What a great thing to say. Thanks for that thought.


Quote:
Originally Posted by elmh23 View Post
As for quiet time in the morning, could you ask her to stay in the living room until one of you gets up? This is what we do. We made sure that dd could turn on the lights (we have an adapter on our light switch made for people in wheelchairs that she could reach from a young age) and she'll happily play in there until I get up.
We do ask her but she always "forgets" with an "I won't do it again". I think she's just bored, but new crafts/toys don't always help.
post #8 of 9
What time is she getting up and what time are you getting up? I know you just had a new baby, so I understand trying to get as much sleep as possible, but would it be possible for your DH to get up with her, or 30 minutes or so after her? Also, I have been known to put on a tv program or movie and go back to sleep for awhile. Usually only when I'm sick or have a new baby that just had a rough night, but hey, it works.
post #9 of 9
Honestly? It seems like there are a couple of things with these issues.

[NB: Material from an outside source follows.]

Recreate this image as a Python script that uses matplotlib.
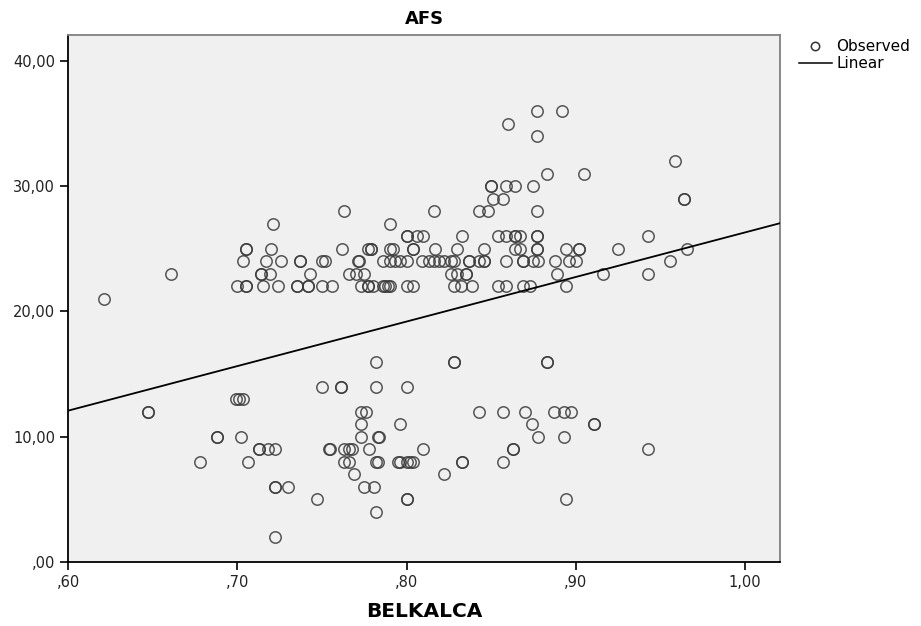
import numpy as np
import matplotlib
matplotlib.use('Agg')
import matplotlib.pyplot as plt
from matplotlib.ticker import FuncFormatter
from matplotlib.lines import Line2D

matplotlib.rcParams['font.family'] = ['DejaVu Sans']

# BELKALCA values grouped by AFS value
rows = {
    2: [0.722],
    4: [0.782],
    5: [0.747, 0.800, 0.800, 0.894],
    6: [0.722, 0.722, 0.730, 0.775, 0.781],
    7: [0.769, 0.822],
    8: [0.678, 0.706, 0.763, 0.766, 0.782, 0.783, 0.795, 0.796, 0.800, 0.802,
        0.804, 0.833, 0.833, 0.857],
    9: [0.713, 0.713, 0.718, 0.722, 0.754, 0.755, 0.763, 0.766, 0.768, 0.778,
        0.810, 0.863, 0.863, 0.943],
    10: [0.688, 0.688, 0.702, 0.773, 0.783, 0.784, 0.878, 0.893],
    11: [0.773, 0.796, 0.874, 0.911, 0.911],
    12: [0.647, 0.647, 0.773, 0.776, 0.843, 0.857, 0.870, 0.887, 0.893, 0.897],
    13: [0.699, 0.701, 0.703],
    14: [0.750, 0.761, 0.761, 0.782, 0.800],
    16: [0.782, 0.828, 0.828, 0.883, 0.883],
    21: [0.621],
    22: [0.700, 0.705, 0.705, 0.715, 0.724, 0.735, 0.735, 0.742, 0.742, 0.750,
         0.756, 0.773, 0.777, 0.777, 0.780, 0.786, 0.787, 0.789, 0.790, 0.800,
         0.804, 0.828, 0.832, 0.839, 0.854, 0.859, 0.869, 0.873, 0.894],
    23: [0.661, 0.714, 0.714, 0.719, 0.743, 0.766, 0.770, 0.775, 0.826, 0.830,
         0.835, 0.835, 0.889, 0.916, 0.943],
    24: [0.703, 0.717, 0.726, 0.737, 0.737, 0.750, 0.752, 0.771, 0.772, 0.786,
         0.790, 0.793, 0.796, 0.800, 0.809, 0.813, 0.816, 0.819, 0.822, 0.826,
         0.828, 0.837, 0.837, 0.843, 0.846, 0.846, 0.859, 0.869, 0.869, 0.875,
         0.878, 0.888, 0.896, 0.900, 0.956],
    25: [0.705, 0.705, 0.720, 0.762, 0.777, 0.779, 0.779, 0.790, 0.792, 0.804,
         0.804, 0.817, 0.830, 0.846, 0.864, 0.867, 0.877, 0.877, 0.894, 0.902,
         0.902, 0.925, 0.966],
    26: [0.800, 0.800, 0.806, 0.810, 0.833, 0.854, 0.859, 0.864, 0.864, 0.867,
         0.877, 0.877, 0.943],
    27: [0.721, 0.790],
    28: [0.763, 0.816, 0.843, 0.848, 0.877],
    29: [0.851, 0.857, 0.964, 0.964],
    30: [0.850, 0.850, 0.859, 0.864, 0.875],
    31: [0.883, 0.905],
    32: [0.959],
    34: [0.877],
    35: [0.860],
    36: [0.877, 0.892],
}

belkalca = np.array([x for afs, xs in rows.items() for x in xs])
afs = np.array([afs for afs, xs in rows.items() for x in xs], dtype=float)

slope, intercept = np.polyfit(belkalca, afs, 1)

fig = plt.figure(figsize=(9.21, 6.26), dpi=100)
ax = fig.add_axes([0.0742, 0.1027, 0.7730, 0.8414])
ax.set_facecolor('#f0f0f0')

ax.plot(belkalca, afs, 'o', mfc='none', mec='#3a3a3a', ms=8.2, mew=1.1,
        alpha=0.85, zorder=3)
xx = np.array([0.60, 1.021])
ax.plot(xx, intercept + slope * xx, color='black', lw=1.3, zorder=4)

ax.set_xlim(0.60, 1.021)
ax.set_ylim(0, 42.1)
ax.set_xticks([0.6, 0.7, 0.8, 0.9, 1.0])
ax.set_yticks([0, 10, 20, 30, 40])

def fmt(v, pos):
    s = f"{v:.2f}".replace('.', ',')
    if s.startswith('0'):
        s = s[1:]
    return s

ax.xaxis.set_major_formatter(FuncFormatter(fmt))
ax.yaxis.set_major_formatter(FuncFormatter(fmt))
ax.tick_params(direction='out', length=6, width=1.2, labelsize=10.5,
               colors='black', labelcolor='#222222')

for side in ['left', 'bottom']:
    ax.spines[side].set_color('black')
    ax.spines[side].set_linewidth(1.3)
for side in ['top', 'right']:
    ax.spines[side].set_color('#808080')
    ax.spines[side].set_linewidth(1.3)

ax.set_title('AFS', fontsize=13, fontweight='bold', pad=8)
ax.set_xlabel('BELKALCA', fontsize=14.5, fontweight='bold', labelpad=9)

handles = [
    Line2D([], [], marker='o', ls='none', mfc='none', mec='#333333', ms=6, mew=1.1),
    Line2D([], [], color='black', lw=1.1),
]
fig.legend(handles, ['Observed', 'Linear'], loc='upper left',
           bbox_to_anchor=(0.868, 0.937), frameon=False, fontsize=11,
           handlelength=2.1, handletextpad=0.3, labelspacing=0.1,
           borderaxespad=0, borderpad=0)

fig.savefig('out.png', dpi=100)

5 years old is awfully young to be expected to be quiet and alone in the morning. (Understandable, but honestly being with mad company is sometimes better than being with no company when you're little.)

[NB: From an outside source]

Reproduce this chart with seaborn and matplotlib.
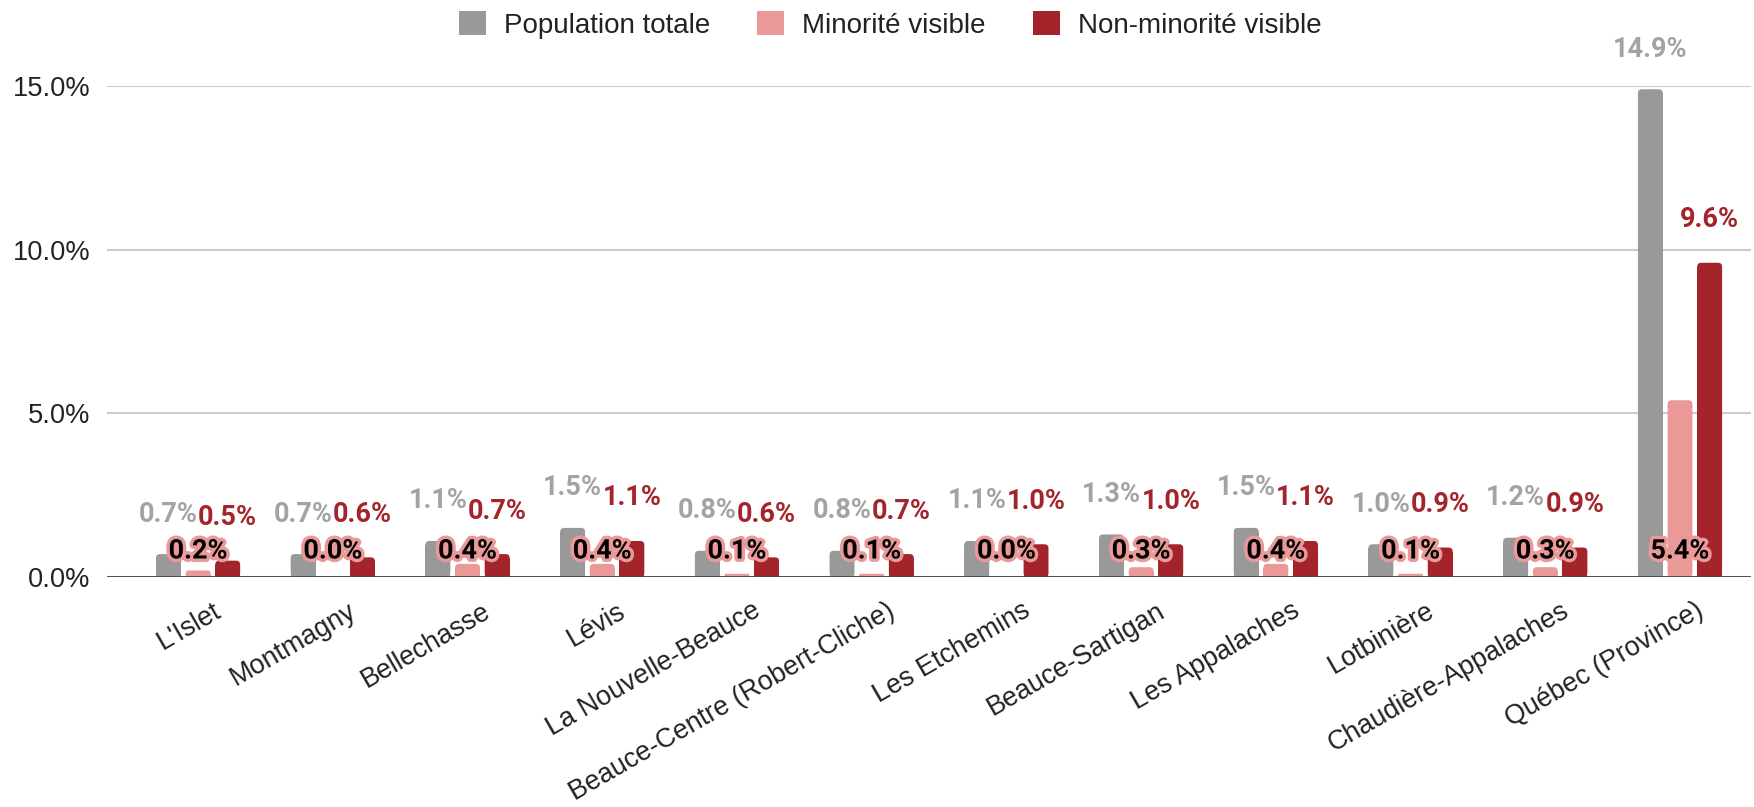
import matplotlib
matplotlib.use("Agg")
import matplotlib.pyplot as plt
import matplotlib.patheffects as pe
import matplotlib.transforms as mtransforms
from matplotlib.patches import Patch, FancyBboxPatch, Rectangle
import numpy as np
import pandas as pd
import seaborn as sns

categories = ["L'Islet", "Montmagny", "Bellechasse", "Lévis", "La Nouvelle-Beauce",
              "Beauce-Centre (Robert-Cliche)", "Les Etchemins", "Beauce-Sartigan",
              "Les Appalaches", "Lotbinière", "Chaudière-Appalaches", "Québec (Province)"]
series_names = ["Population totale", "Minorité visible", "Non-minorité visible"]
pop_totale = [0.7, 0.7, 1.1, 1.5, 0.8, 0.8, 1.1, 1.3, 1.5, 1.0, 1.2, 14.9]
minorite = [0.2, 0.0, 0.4, 0.4, 0.1, 0.1, 0.0, 0.3, 0.4, 0.1, 0.3, 5.4]
non_minorite = [0.5, 0.6, 0.7, 1.1, 0.6, 0.7, 1.0, 1.0, 1.1, 0.9, 0.9, 9.6]
y_ticks = [0, 5, 10, 15]

colors = ["#999999", "#ea9999", "#a4242b"]
label_colors = ["#a3a3a3", "#000000", "#a4242b"]

sns.set_theme(style="white")
plt.rcParams['font.family'] = ['Liberation Sans', 'DejaVu Sans']

df = pd.DataFrame({
    "cat": categories * 3,
    "serie": sum([[s] * len(categories) for s in series_names], []),
    "val": pop_totale + minorite + non_minorite,
})

W, H = 1754, 807
ax_l, ax_r, ax_t, ax_b = 107, 1751, 86, 577
fig = plt.figure(figsize=(W / 100, H / 100), dpi=100)
ax = fig.add_axes([ax_l / W, 1 - ax_b / H, (ax_r - ax_l) / W, (ax_b - ax_t) / H])

sns.barplot(data=df, x="cat", y="val", hue="serie", hue_order=series_names,
            palette=colors, width=0.66, gap=0.16, ax=ax, legend=False,
            saturation=1, errorbar=None, linewidth=0)

xlim = (-0.676, 11.527)
ylim = (0, 15)
ax.set_xlim(*xlim)
ax.set_ylim(*ylim)
ax.set_yticks(y_ticks)
ax.set_yticklabels([f"{v:.1f}%" for v in y_ticks], fontsize=19.6, color="#222222")
ax.yaxis.grid(True, color="#cccccc", linewidth=1.5)
ax.set_axisbelow(True)
for s in ax.spines.values():
    s.set_visible(False)
ax.axhline(0, color="#444444", linewidth=2, zorder=5)
ax.tick_params(axis="y", length=0, pad=12)
ax.tick_params(axis="x", length=0)
ax.set_xlabel("")
ax.set_ylabel("")

ax.set_xticks(range(len(categories)))
ax.set_xticklabels(categories, rotation=30, ha="right", va="top",
                   rotation_mode="anchor", fontsize=19.4, color="#222222")
offset = mtransforms.ScaledTranslation(15 / 100, -16 / 100, fig.dpi_scale_trans)
for lab in ax.get_xticklabels():
    lab.set_transform(lab.get_transform() + offset)

# rounded top corners for bars
px_per_x = (ax_r - ax_l) / (xlim[1] - xlim[0])
px_per_y = (ax_b - ax_t) / (ylim[1] - ylim[0])
r_px = 4.0
rx = r_px / px_per_x
aspect = px_per_x / px_per_y
ry = rx * aspect
for k, cont in enumerate(ax.containers):
    for bar in cont.patches:
        x0, w, h = bar.get_x(), bar.get_width(), bar.get_height()
        bar.set_visible(False)
        if h <= 0:
            continue
        rs = min(rx, h / aspect / 2, w / 2)
        fb = FancyBboxPatch((x0, 0), w, h, boxstyle=f"round,pad=0,rounding_size={rs}",
                            mutation_aspect=aspect, facecolor=colors[k], edgecolor="none",
                            linewidth=0, zorder=2)
        ax.add_patch(fb)
        ax.add_patch(Rectangle((x0, 0), w, max(h - ry, h / 2), facecolor=colors[k],
                               edgecolor="none", linewidth=0, zorder=2))

datasets = [pop_totale, minorite, non_minorite]
for k, cont in enumerate(ax.containers):
    for bar, v in zip(cont.patches, datasets[k]):
        xc = bar.get_x() + bar.get_width() / 2
        txt = f"{v:.1f}%"
        if k == 0:
            ax.annotate(txt, (xc, v), xytext=(0, 40 * 0.72), textcoords="offset points",
                        ha="center", va="center", fontsize=19.5, color=label_colors[0],
                        family="Roboto", fontweight="semibold", zorder=6)
        elif k == 2:
            ax.annotate(txt, (xc, v), xytext=(0, 43 * 0.72), textcoords="offset points",
                        ha="center", va="center", fontsize=19.5, color=label_colors[2],
                        family="Roboto", fontweight="bold", zorder=7)
        else:
            ax.annotate(txt, (xc, 0), xytext=(0, 26 * 0.72), textcoords="offset points",
                        ha="center", va="center", fontsize=19.5, color=label_colors[1],
                        family="Roboto", fontweight="bold", zorder=8,
                        path_effects=[pe.withStroke(linewidth=5, foreground=colors[1])])

handles = [Patch(facecolor=c, edgecolor="none") for c in colors]
fig.legend(handles, series_names, loc="center", bbox_to_anchor=(890 / W, 1 - 25 / H),
           ncol=3, frameon=False, fontsize=20, handlelength=0.97, handleheight=0.97,
           handletextpad=0.65, columnspacing=1.7, labelcolor="#222222")

fig.savefig("out.png", dpi=100)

If she is leaving her dishes and you are not noticing until hours later, is she eating alone? With no interaction with and supervision from you, these things are going to happen. And... are the dishes really that important to YOU, or are they important to dh? Because if you don't notice until hours later, then I'm guessing it's not your biggest priority. If it isn't that important to you, it's not going to be important to your daughter when she's around you. Your life might be much easier if you and dh came to an agreement about how he's welcome to enforce taking care of dishes when he's with dd, but that it's not a stress that YOU and dd need in your relationship. You can ask dd to do it when you notice and she's with you to get the attention and feedback for it.